Over the past two months, dozens of high-profile, powerful men have either resigned or been fired after facing allegations of sexual harassment and/or assault. The reverberations finally reached Washington, D.C., last week with the announced resignations of three congressmen. And this apparently has the president worried about past allegations against him, which may have fueled Trump's reportedly "furious" reaction to U.N. Ambassador Nikki Haley's remark that the president's accusers "should be heard." Trump has denied all the allegations against him. Bustle has reached out to the White House for comment.

Haley appeared on CBS' Sunday morning news show Face the Nation, and spoke with host John Dickerson on a number of topics. On the issue of sexual harassment and assault allegations making waves in Washington, Haley said she was "incredibly proud of the women who have come forward."

Then Dickerson asked Haley specifically about Trump's accusers. She responded, "Women who accuse anyone should be heard. They should be heard and they should be dealt with." Haley went on to say,

I think we heard from them prior to the election. And I think any woman who has felt violated or felt mistreated in any way, they have every right to speak up.

The AP reports the president's advisers were "stunned" at Haley's comments, and that her words supposedly "infuriated" Trump.

The AP cited two people supposedly "familiar" with the situation who spoke on the condition of anonymity. They related that the president has become "increasingly angry" in recent days over the media attention refocusing on past allegations against him. According to the AP, Trump is saying the accusations against him and the situation he finds himself in mirrors that of Alabama Senate candidate Roy Moore.

It's a problem for the president that doesn't look like it's going away anytime soon. On Monday, three of the women who have alleged Trump sexually harassed or assaulted them held a press conference in New York where they asked that Congress investigate the accusations against Trump. Rachel Crooks, Samantha Holvey, and Jessica Leeds each made a statement outlining the details of their accusations against Trump, and ended by demanding the president be treated with the same scrutiny other D.C. pols have come under in recent weeks.

A total of 19 women have leveled allegations of sexual harassment or assault at Trump, all of which the president denies. And though many of the allegations were known before the election, Trump was voted into office prior to the sweeping impact of the #MeToo movement. Crooks, Holvey, and Leeds are hoping this moment will bring a new perspective to their stories.

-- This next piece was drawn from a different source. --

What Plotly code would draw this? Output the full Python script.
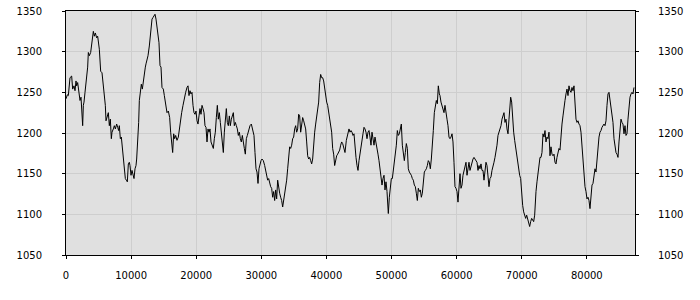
import plotly.graph_objects as go

x_vals = [
    0, 205, 358, 614, 870, 1024, 1229, 1382, 1536, 1638, 1792, 1894, 2048, 2150, 2304, 2458, 2560, 2662, 2765, 2918,
    3174, 3328, 3430, 3584, 3789, 3942, 4045, 4198, 4352, 4506, 4710, 4864, 5120, 5325, 5530, 5734, 5888, 6042, 6144, 6349,
    6502, 6656, 6810, 6963, 7066, 7270, 7424, 7578, 7782, 7936, 8090, 8192, 8346, 8499, 8653, 8806, 8960, 9114, 9267, 9421,
    9574, 9728, 9830, 9984, 10138, 10291, 10445, 10598, 10752, 10854, 11008, 11162, 11264, 11418, 11571, 11725, 11878, 12032, 12186, 12288,
    12442, 12595, 12800, 12902, 13056, 13210, 13363, 13517,
    13670, 13824, 13977, 14131, 14284, 14438, 14592, 14745, 14950, 15104, 15308, 15513, 15718, 15923, 16076, 16230, 16384, 16537, 16691, 16844,
    17049, 17254, 17408, 17561, 17766, 17971, 18176, 18380, 18585, 18739, 18892, 19046, 19200, 19353, 19507, 19660, 19814, 19968, 20122, 20275,
    20429, 20582, 20736, 20890, 21043, 21197, 21350, 21504, 21658, 21811, 21965, 22118, 22272, 22477, 22630, 22784, 22938, 23091, 23245, 23398,
    23552, 23706, 23859, 24013, 24166, 24320, 24474, 24627, 24781, 24934, 25088, 25242, 25395, 25549, 25702, 25856, 26010, 26163, 26317, 26470,
    26624, 26778, 26931, 27085, 27238, 27392, 27546, 27699, 27853, 28006, 28211,
    28262, 28467, 28672, 28876, 29030, 29184, 29337, 29491, 29644, 29798, 29952, 30105, 30310, 30515, 30669, 30822, 30976, 31130, 31283, 31437,
    31590, 31744, 31898, 32051, 32205, 32358, 32512, 32666, 32819, 32973, 33126, 33280, 33434, 33587, 33741, 33894, 34048, 34202, 34355, 34509,
    34662, 34816, 34970, 35123, 35277, 35430, 35584, 35738, 35891, 36045, 36198, 36352, 36506, 36659, 36813, 36966, 37120, 37274, 37427, 37581,
    37734, 37888, 38042, 38195, 38349, 38502, 38656, 38810, 38963, 39117, 39270, 39424, 39578, 39731, 39885, 40038, 40192, 40346, 40499, 40653,
    40806, 40960, 41114, 41267, 41421, 41574, 41728, 41882, 42035, 42189, 42342, 42496, 42650,
    42854, 43059, 43264, 43468, 43622, 43776, 43930, 44083, 44237, 44390, 44544, 44698, 44851, 45005, 45158, 45312, 45466, 45619, 45773, 45926,
    46080, 46234, 46387, 46541, 46694, 46848, 47002, 47155, 47309, 47462, 47616, 47770, 47923, 48077, 48230, 48384, 48538, 48691, 48845, 48998,
    49152, 49306, 49459, 49510, 49664, 49818, 49971, 50125, 50278, 50432, 50586, 50739, 50893, 51046, 51200, 51354, 51507, 51661, 51814, 51968,
    52122, 52275, 52429, 52582, 52736, 52890, 53043, 53197, 53350, 53504, 53658, 53811, 53965, 54118, 54272, 54426, 54579, 54733, 54886, 55040,
    55194, 55347, 55501, 55654, 55808, 55962, 56115, 56269, 56422, 56576, 56730, 56883, 57037, 57190, 57344,
    57446, 57600, 57754, 57907, 58061, 58214, 58368, 58522, 58675, 58829, 58982, 59136, 59290, 59443, 59597, 59750, 59904, 60058, 60211, 60365,
    60518, 60672, 60826, 60979, 61133, 61286, 61440, 61594, 61747, 61901, 62054, 62208, 62362, 62515, 62669, 62822, 62976, 63130, 63283, 63437,
    63590, 63744, 63898, 64051, 64205, 64358, 64512, 64666, 64819, 64973, 65126, 65280, 65434, 65587, 65741, 65894, 66048, 66202, 66355, 66509,
    66662, 66816, 66970, 67123, 67277, 67430, 67584, 67738, 67891, 68045, 68198, 68301, 68454, 68608, 68762, 68915, 69069, 69222, 69376, 69530,
    69683, 69837, 69990, 70144, 70298, 70451, 70605, 70758, 70912, 71066, 71219, 71373, 71526, 71680, 71834, 71987,
    72038, 72192, 72346, 72499, 72653, 72806, 72960, 73114, 73267, 73421, 73574, 73728, 73882, 74035, 74189, 74342, 74496, 74650, 74803, 74957,
    75110, 75264, 75418, 75571, 75725, 75878, 76032, 76186, 76339, 76493, 76646, 76800, 76954, 77107, 77261, 77414, 77568, 77722, 77875, 78029,
    78182, 78336, 78490, 78643, 78797, 78950, 79104, 79258, 79411, 79565, 79718, 79872, 80026, 80179, 80333, 80486, 80640, 80794, 80947, 81101,
    81254, 81408, 81562, 81715, 81869, 82022, 82176, 82330, 82483, 82637, 82790, 82944, 83098, 83251, 83405, 83558, 83712, 83866, 84019, 84173,
    84326, 84480, 84634, 84787, 84941, 85094, 85248, 85402, 85555, 85709, 85862, 86016, 86170, 86323, 86477, 86630, 86784, 86938, 87091, 87245,
]

y_vals = [
    1242, 1247, 1246, 1268, 1270, 1254, 1258, 1252, 1264, 1258, 1262, 1254, 1250, 1240, 1244, 1217, 1209, 1234, 1238, 1250,
    1268, 1281, 1299, 1295, 1299, 1311, 1319, 1325, 1319, 1323, 1317, 1319, 1303, 1276, 1274, 1256, 1250, 1234, 1215, 1221,
    1225, 1209, 1217, 1193, 1201, 1205, 1209, 1205, 1211, 1207, 1203, 1209, 1193, 1195, 1181, 1176, 1156, 1144, 1142, 1140,
    1162, 1164, 1160, 1148, 1154, 1148, 1144, 1156, 1160, 1168, 1189, 1213, 1240, 1250, 1260, 1254, 1264, 1276, 1281, 1285,
    1289, 1295, 1307, 1315, 1321, 1340, 1342, 1344,
    1346, 1340, 1332, 1319, 1311, 1283, 1281, 1256, 1254, 1246, 1236, 1225, 1227, 1219, 1201, 1189, 1176, 1199, 1193, 1197,
    1191, 1195, 1205, 1209, 1225, 1234, 1244, 1250, 1256, 1258, 1246, 1252, 1248, 1250, 1234, 1225, 1223, 1227, 1215, 1211,
    1221, 1230, 1223, 1234, 1230, 1225, 1209, 1207, 1189, 1205, 1201, 1205, 1189, 1185, 1181, 1193, 1201, 1219, 1234, 1217,
    1225, 1213, 1201, 1181, 1176, 1201, 1217, 1230, 1213, 1209, 1221, 1209, 1217, 1221, 1225, 1209, 1213, 1209, 1205, 1197,
    1201, 1193, 1189, 1197, 1185, 1181, 1174, 1193, 1197, 1201, 1205,
    1209, 1211, 1203, 1197, 1176, 1156, 1152, 1138, 1156, 1162, 1166, 1168, 1166, 1160, 1154, 1152, 1142, 1144, 1136, 1134,
    1132, 1121, 1128, 1117, 1130, 1119, 1142, 1130, 1126, 1121, 1117, 1109, 1117, 1121, 1134, 1142, 1156, 1168, 1183, 1181,
    1185, 1193, 1195, 1205, 1209, 1201, 1205, 1223, 1221, 1201, 1213, 1219, 1215, 1209, 1205, 1189, 1172, 1168, 1170, 1166,
    1162, 1168, 1189, 1201, 1211, 1221, 1225, 1238, 1262, 1272, 1268, 1268, 1264, 1254, 1250, 1238, 1234, 1225, 1221, 1213,
    1201, 1181, 1174, 1160, 1168, 1172, 1174, 1176, 1179, 1185, 1189, 1187, 1181,
    1176, 1191, 1199, 1205, 1201, 1203, 1201, 1197, 1199, 1181, 1170, 1160, 1154, 1166, 1176, 1181, 1189, 1199, 1207, 1205,
    1201, 1193, 1201, 1203, 1195, 1185, 1201, 1195, 1185, 1195, 1189, 1181, 1174, 1166, 1156, 1146, 1136, 1144, 1148, 1130,
    1140, 1128, 1111, 1101, 1121, 1132, 1144, 1144, 1154, 1160, 1168, 1185, 1203, 1197, 1199, 1207, 1211, 1185, 1176, 1166,
    1176, 1187, 1181, 1156, 1152, 1150, 1148, 1144, 1142, 1136, 1134, 1126, 1117, 1132, 1128, 1130, 1121, 1126, 1140, 1152,
    1154, 1156, 1160, 1166, 1164, 1156, 1168, 1181, 1203, 1225, 1234, 1240, 1236, 1258, 1248,
    1246, 1238, 1234, 1230, 1225, 1234, 1221, 1217, 1209, 1195, 1193, 1195, 1199, 1189, 1164, 1134, 1132, 1128, 1115, 1140,
    1150, 1132, 1136, 1148, 1154, 1162, 1164, 1148, 1160, 1164, 1154, 1160, 1166, 1168, 1170, 1168, 1166, 1164, 1154, 1160,
    1156, 1162, 1154, 1154, 1142, 1152, 1164, 1160, 1144, 1134, 1144, 1146, 1154, 1158, 1164, 1170, 1176, 1185, 1197, 1201,
    1205, 1209, 1217, 1223, 1225, 1213, 1217, 1205, 1199, 1217, 1234, 1244, 1238, 1217, 1201, 1191, 1181, 1176, 1162, 1156,
    1148, 1144, 1123, 1111, 1103, 1099, 1095, 1099, 1093, 1089, 1085, 1091, 1095, 1093, 1091, 1099,
    1111, 1128, 1140, 1148, 1156, 1170, 1170, 1176, 1199, 1195, 1203, 1189, 1195, 1193, 1201, 1172, 1183, 1174, 1172, 1174,
    1164, 1162, 1170, 1176, 1181, 1179, 1201, 1211, 1221, 1234, 1240, 1248, 1254, 1246, 1258, 1252, 1250, 1256, 1252, 1258,
    1238, 1217, 1213, 1215, 1211, 1209, 1201, 1181, 1162, 1148, 1134, 1128, 1119, 1121, 1117, 1107, 1121, 1136, 1138, 1148,
    1156, 1152, 1168, 1185, 1195, 1201, 1203, 1207, 1209, 1211, 1209, 1215, 1234, 1248, 1250, 1242, 1234, 1225, 1213, 1193,
    1181, 1176, 1174, 1170, 1189, 1201, 1217, 1213, 1211, 1199, 1209, 1197, 1199, 1217, 1234, 1244, 1248, 1250, 1248, 1256,
]

x_ticks = [0, 10000, 20000, 30000, 40000, 50000, 60000, 70000, 80000]
y_ticks = [1050, 1100, 1150, 1200, 1250, 1300, 1350]
x_range = [0, 87400]
y_range = [1050, 1350]

font = dict(family="DejaVu Sans", size=10, color="#000000")

fig = go.Figure()
fig.add_trace(go.Scatter(x=x_vals, y=y_vals, mode="lines",
                         line=dict(color="#000000", width=1), showlegend=False, hoverinfo="skip"))
# invisible trace on the right axis so it renders
fig.add_trace(go.Scatter(x=[x_vals[0]], y=[y_vals[0]], yaxis="y2", mode="lines",
                         line=dict(width=0), showlegend=False, hoverinfo="skip"))

axis_common = dict(showline=True, linecolor="#000000", linewidth=1,
                   gridcolor="#cecece", gridwidth=1, zeroline=False, automargin=False,
                   ticks="outside", ticklen=3, tickcolor="#000000", tickfont=font)

fig.update_layout(
    width=700, height=300,
    margin=dict(l=66, r=65, t=11, b=45, autoexpand=False),
    paper_bgcolor="#ffffff", plot_bgcolor="#e0e0e0",
    font=font,
    xaxis=dict(range=x_range, tickvals=x_ticks, ticktext=[str(v) for v in x_ticks],
               mirror=True, ticklabelstandoff=8, **axis_common),
    yaxis=dict(range=y_range, tickvals=y_ticks, ticktext=[str(v) for v in y_ticks],
               side="left", ticklabelstandoff=18, **axis_common),
    yaxis2=dict(range=y_range, tickvals=y_ticks, ticktext=[str(v) for v in y_ticks],
                side="right", overlaying="y", showgrid=False, ticklabelstandoff=17,
                **{k: v for k, v in axis_common.items() if k not in ("gridcolor", "gridwidth")}),
)

fig.write_html("out.html")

The issue of how Trump has supposedly interacted with women throughout his career is causing headaches for his staff as well. Press spokeswoman Sarah Huckabee Sanders fielded a litany of questions about the allegations against the president during a White House press briefing on Monday. One journalist asked Sanders specifically about Haley's comments on Face the Nation, and Sanders responded, "The president has said himself he thinks it is a good thing that women are coming forward." She noted Trump also thinks a "mere allegation" should not be enough to wreck a career, and Sanders went on to say, "The president has denied any of these allegations, as have eyewitnesses."

Sanders said she would provide a list of the referenced eyewitnesses who supposedly corroborated the president's version of events as opposed to his accusers. That list has since been provided, and includes one man, Anthony Gilberthorpe, who claims Leeds' story that Trump groped her on an airplane never happened. The Guardian notes that Gilberthorpe has made outrageous claims in the past, including that he procured young boys for Tory MP parties in England. Two former Miss Teen USA contestants are also listed, both of whom say Trump never entered their dressing rooms while they competed in the pageant.

Given Trump's explicit tweet critiques of Sen. Al Franken, he clearly is not against the idea of sexual harassment and/or assault allegations leading to career demise. But the president is reportedly upset at the prospect of allegations against him gaining media attention, which is exactly what happened during Haley's interview on Sunday.